BEEN THERE: Jacqueline and I visited there in August 1998; see photos below.
"Is this heaven?" -- Ray Liotta, as Shoeless Joe Jackson. "No, it's Iowa." -- Kevin Costner, as Ray Kinsella.
"The one constant through the years, Ray, is baseball." James Earl Jones, as retired radical author Terence Mann, to Kevin Costner.
"If you build it, he will come." -- The Voice to Kevin Costner.
"Ease his pain." -- The Voice to Kevin Costner.
"Go the distance." -- The Voice to Kevin Costner.
This mystical little ballpark sits on a slope leading down to a stream, which visitors cross on their way into the parking lot. The field is therefore inclined rather significantly, with the right field edge being about five feet above home plate. In much of urban America, Iowa has the reputation for being an endless flatland, but in fact it consists mostly of rolling hills. The land on which this movie set was constructed actually stretches across a property line, and there are two separate gravel driveways leading in from the county road. After the movie was completed, the owner of the land in left and center field plowed under his half of the field and planted corn there, obviously motivated by rational business concerns. After many earnest appeals from baseball fans, they relented and started competing for tourist dollars by building a separate souvenir stand on their side.
CINEMA: The "Field of Dreams" was featured in the classic movie Field of Dreams (1988), obviously, or else it never would have been built.
I was surprised to learn from Philip Lowry's book Green Cathdrals that the field dimensions are so small. The seating capacity of 84 is based on 12 seats in each of the seven rows of the wooden bleacher behind first base.
One of the magical aspects of the movie was the way the players vanished into the cornfield after they finished playing. For a recreation of that movie special effect, see the cornfield photo below. (Speaking of which, late summer is by far the best time of year to visit the Field of Dreams, to get the closest "feel" to the original movie.) The reincarnated ghost players had to stay within the playing field or else forfeit their once-in-an-afterlifetime excursion into mortal existence once and for all. Burt Lancaster, as the rookie who only played for one inning in the major leagues before pursuing a career in medicine, saved Ray Kinsella's daughter's life. Links to relevant Web sites about the movie, and the book by W. P. Kinsella on which it was based, are found at the bottom of this page.

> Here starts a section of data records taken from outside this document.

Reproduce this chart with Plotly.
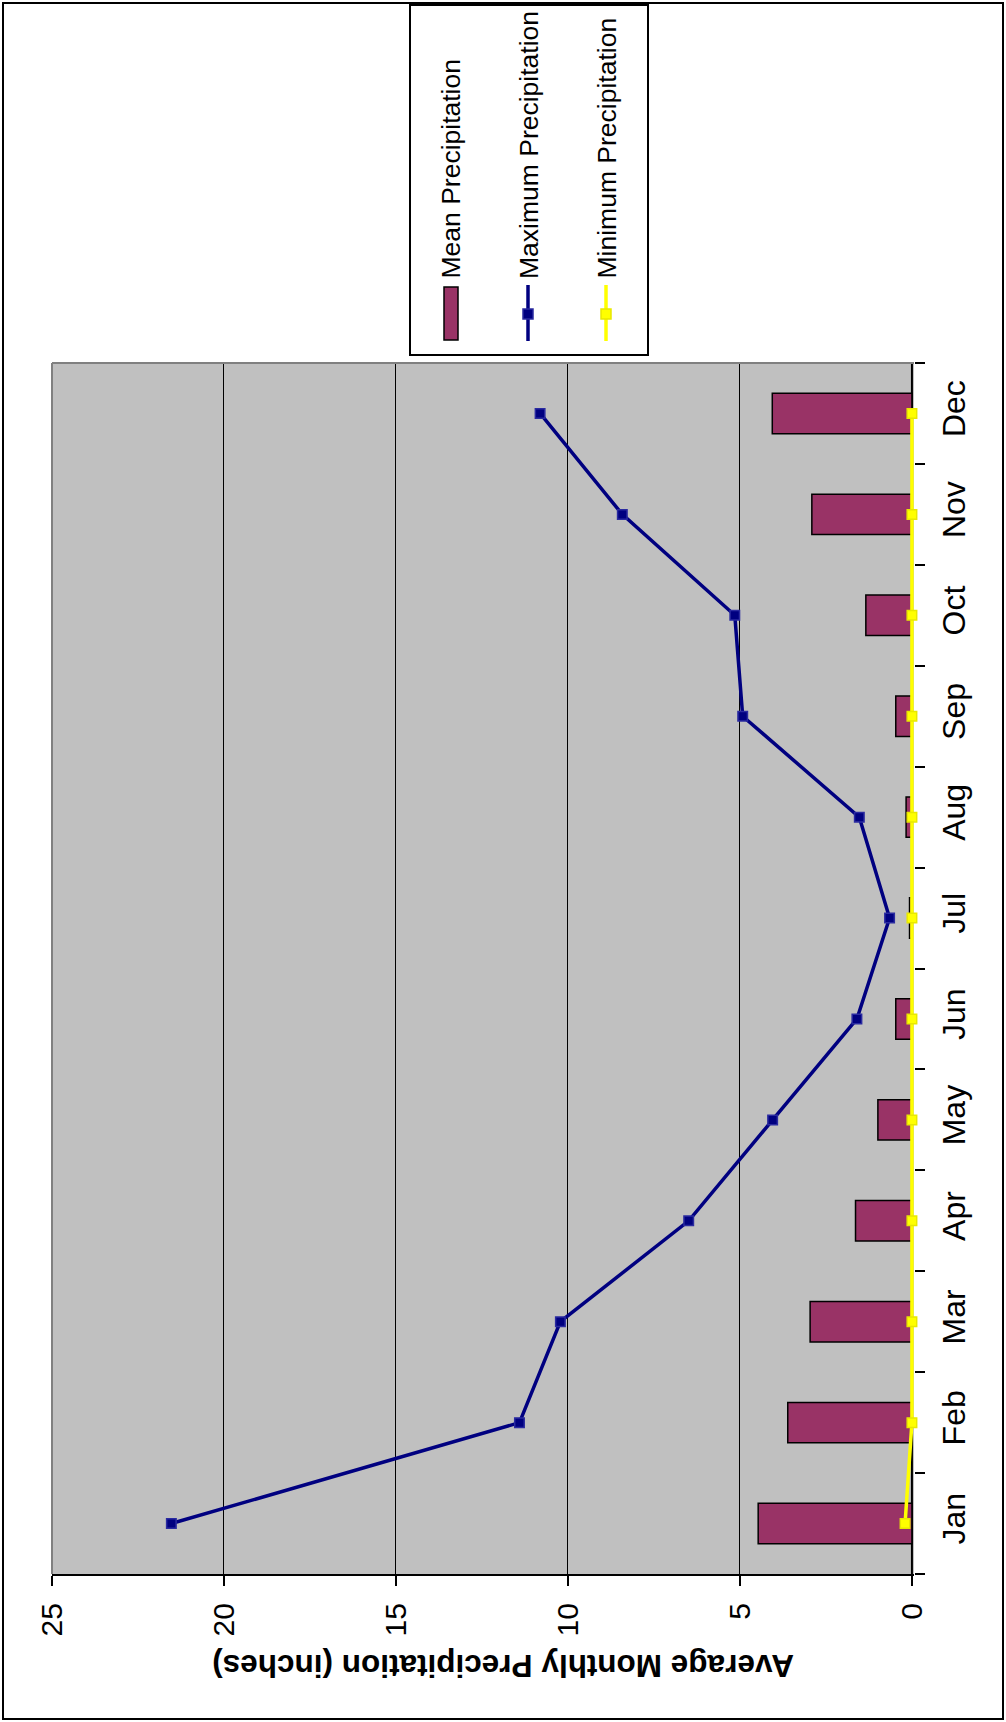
import plotly.graph_objects as go

# Monthly precipitation (inches)
months = ["Jan", "Feb", "Mar", "Apr", "May", "Jun",
          "Jul", "Aug", "Sep", "Oct", "Nov", "Dec"]
mean_precip = [4.47, 3.61, 2.96, 1.64, 0.99, 0.47, 0.07, 0.17, 0.47, 1.34, 2.91, 4.06]
max_precip = [21.53, 11.41, 10.22, 6.49, 4.05, 1.60, 0.65, 1.53, 4.92, 5.15, 8.42, 10.81]
min_precip = [0.20, 0.0, 0.0, 0.0, 0.0, 0.0, 0.0, 0.0, 0.0, 0.0, 0.0, 0.0]
value_ticks = [0, 5, 10, 15, 20, 25]

series_names = ["Mean Precipitation", "Maximum Precipitation", "Minimum Precipitation"]
axis_title = "Average Monthly Precipitation (inches)"

BAR_COLOR = "#993366"
MAX_COLOR = "#000080"
MIN_COLOR = "#FFFF00"
FONT = "Liberation Sans, Arial, sans-serif"

W, H = 1006, 1722
PL, PR, PT, PB = 52, 914, 363, 1574  # plot area in pixels


def px_x(p):
    return (p - PL) / (PR - PL)


def px_y(p):
    return (PB - p) / (PB - PT)


fig = go.Figure()

fig.add_trace(go.Bar(
    x=mean_precip, y=months, orientation="h", width=0.4,
    marker=dict(color=BAR_COLOR, line=dict(color="black", width=1.5)),
    name=series_names[0], showlegend=False,
))
fig.add_trace(go.Scatter(
    x=max_precip, y=months, mode="lines+markers",
    line=dict(color=MAX_COLOR, width=3.5),
    marker=dict(symbol="square", size=9.5, color=MAX_COLOR,
                line=dict(color="#2a2aa0", width=1.5)),
    name=series_names[1], showlegend=False, cliponaxis=False,
))
fig.add_trace(go.Scatter(
    x=min_precip, y=months, mode="lines+markers",
    line=dict(color=MIN_COLOR, width=3.5),
    marker=dict(symbol="square", size=9.5, color=MIN_COLOR,
                line=dict(color="#e8e800", width=1.5)),
    name=series_names[2], showlegend=False, cliponaxis=False,
))

shapes = []
annotations = []

# category axis line at zero, drawn beneath the series
shapes.append(dict(type="line", xref="x", yref="paper",
                   x0=0, x1=0, y0=0, y1=1,
                   line=dict(color="black", width=2), layer="below"))

# outer chart border
shapes.append(dict(type="rect", xref="paper", yref="paper",
                   x0=px_x(3), x1=px_x(1003), y0=px_y(3), y1=px_y(1719),
                   line=dict(color="black", width=2), fillcolor="rgba(0,0,0,0)",
                   layer="above"))
# grey plot-area frame (top and left edges)
shapes.append(dict(type="line", xref="paper", yref="paper",
                   x0=0, x1=1, y0=1, y1=1, line=dict(color="#808080", width=2),
                   layer="above"))
shapes.append(dict(type="line", xref="paper", yref="paper",
                   x0=0, x1=0, y0=0, y1=1, line=dict(color="#808080", width=2),
                   layer="above"))

# legend box
shapes.append(dict(type="rect", xref="paper", yref="paper",
                   x0=px_x(410), x1=px_x(648), y0=px_y(5), y1=px_y(355),
                   line=dict(color="black", width=2), fillcolor="white",
                   layer="above"))
# legend keys
shapes.append(dict(type="rect", xref="paper", yref="paper",
                   x0=px_x(444), x1=px_x(458), y0=px_y(287), y1=px_y(340),
                   line=dict(color="black", width=1.5), fillcolor=BAR_COLOR,
                   layer="above"))
for cx, col, edge in [(528, MAX_COLOR, "#2a2aa0"), (606, MIN_COLOR, "#e8e800")]:
    shapes.append(dict(type="line", xref="paper", yref="paper",
                       x0=px_x(cx), x1=px_x(cx), y0=px_y(285), y1=px_y(341),
                       line=dict(color=col, width=3.5), layer="above"))
    shapes.append(dict(type="rect", xref="paper", yref="paper",
                       x0=px_x(cx - 5), x1=px_x(cx + 5), y0=px_y(309), y1=px_y(319),
                       line=dict(color=edge, width=1.5), fillcolor=col,
                       layer="above"))
for cx, name in zip([450, 529, 606], series_names):
    annotations.append(dict(xref="paper", yref="paper", x=px_x(cx), y=px_y(281),
                            xanchor="center", yanchor="bottom", text=name,
                            textangle=-90, showarrow=False,
                            font=dict(family=FONT, size=26.5, color="black")))

# value axis title (upside-down)
annotations.append(dict(xref="paper", yref="paper", x=px_x(503), y=px_y(1666),
                        xanchor="center", yanchor="middle", text="<b>" + axis_title + "</b>",
                        textangle=180, showarrow=False,
                        font=dict(family=FONT, size=31.5, color="black")))

fig.update_layout(
    width=W, height=H,
    margin=dict(l=PL, r=W - PR, t=PT, b=H - PB, pad=0),
    paper_bgcolor="white", plot_bgcolor="#C0C0C0",
    font=dict(family=FONT, color="black"),
    showlegend=False, bargap=0.6,
    shapes=shapes, annotations=annotations,
)
fig.update_xaxes(
    range=[25, -0.06], tickvals=value_ticks, ticktext=[str(v) for v in value_ticks],
    ticks="outside", ticklen=10, tickwidth=1.5, tickcolor="black",
    showgrid=True, gridcolor="black", gridwidth=1, zeroline=False,
    showline=True, linecolor="black", linewidth=2,
    tickangle=-90, tickfont=dict(size=30, family=FONT), ticklabelstandoff=5,
    layer="below traces",
)
fig.update_yaxes(
    type="category", categoryorder="array", categoryarray=months,
    range=[-0.5, 11.5], tickson="boundaries", side="right",
    ticks="outside", ticklen=10, tickwidth=1.5, tickcolor="black",
    showline=False, showgrid=False,
    tickangle=-90, tickfont=dict(size=32, family=FONT), ticklabelstandoff=18,
    layer="below traces",
)

fig.write_html("out.html")
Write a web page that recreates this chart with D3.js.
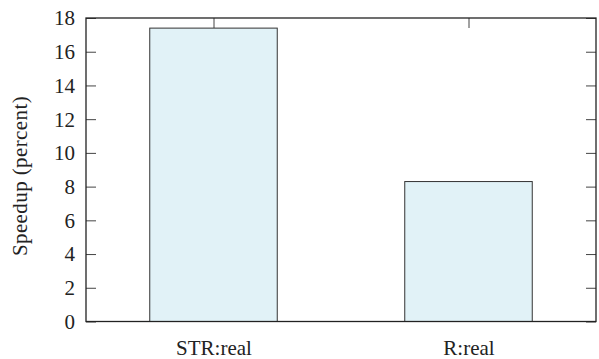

Indulging in fantasy is not everyone's cup of tea, but as long as baseball retains its special place in the hearts of Americans, this place will continue to serve a sanctuary from the rapid-fire, harshness of modern life. If you're anywhere close, take a couple extra hours to pay a visit. It's located a couple miles northeast of Dyersville, Iowa, which is about 25 miles west of Dubuque. The town has two other claims to fame: the Basilica of St. Francis Xavier, which has a very impressive twin spire, and the National Farm Toy Museum.